St James' Church is an redundant church in St James' Road, Church, Hyndburn, Lancashire, England. It was an active Anglican parish church in the deanery of Accrington, the archdeaconry of Blackburn, and the diocese of Blackburn until November 2015 when it was closed. The church is recorded in the National Heritage List for England as a designated Grade II* listed building.

==History==

A church has been on the site since 642 AD, and the site is historically associated with St Oswald who camped here on his route from Northumbria to Maserfield in Cheshire to fight the Mercian king Penda. The tower dates from the late medieval period, and the nave was built in 1804–05. The parapet was added to the tower in 1844. In 1895–96 the chancel was built, and tracery was installed in the nave windows. The stained glass in the south nave windows was replaced in 1918 following damage caused by an explosion in a nearby ammunition factory. The tower was damaged by fire in 1983.

==Architecture==
===Exterior===
The church is constructed in sandstone with slate roofs. In the body of the church the stone is coursed, but in the tower it is uncoursed and roughly hewn. The plan consists of a five-bay nave, a three-bay chancel, and a west tower. The tower is supported by buttresses, and has a low rectangular west door, above which is a three-light Perpendicular window. There are Perpendicular bell openings on three sides of the tower, and a clock on the fourth side. The parapet is embattled. The nave is in two storeys, with two tiers of windows along the sides. These are round-arched, in Georgian style, and contain tracery from the Victorian period. The chancel windows are arched with tracery.

===Interior===
Inside the church are galleries on three sides, carried on octagonal cast iron columns with fluting and roundels in the capitals. At the west end is a pair of staircases. The ceiling is flat.

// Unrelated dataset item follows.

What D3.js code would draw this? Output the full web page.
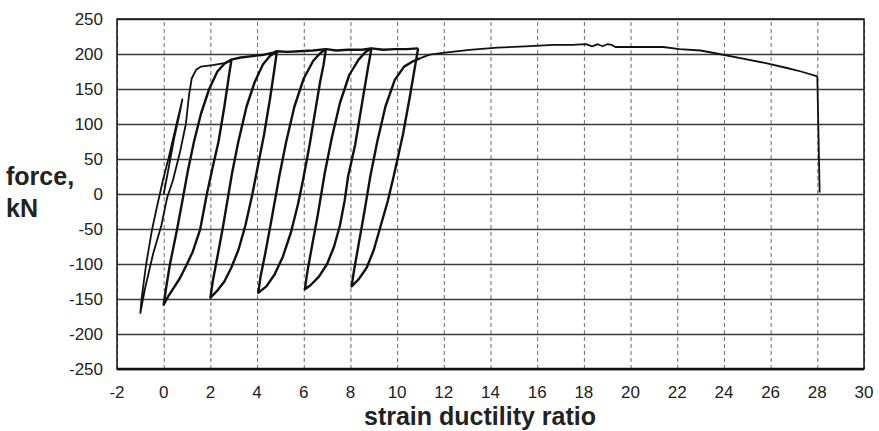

The reredos was made by J. Powell & Sons of Whitefriars Glass in 1909, and is made using the opus sectile technique. The font is Perpendicular in style. In the south wall of the nave are two sets of windows with stained glass depicting the Four Evangelists. These were remade by Morris & Co. in 1918 to the original designs of Edward Burne-Jones after they were damaged in the 1917 explosion for the cost of £230. On the south side of the chancel are windows of 1927 by B. D. Walmsley. There was a ring of eight bells, all cast in 1865–67 by John Warner & Sons, but these were removed and are to be rehung elsewhere. Parts of the frame were used at St Cuthbert's Church, Over Kellet, Lancashire, and one bell was re-hung at Church of St Andrew, Compton Dundon, Somerset in 2025.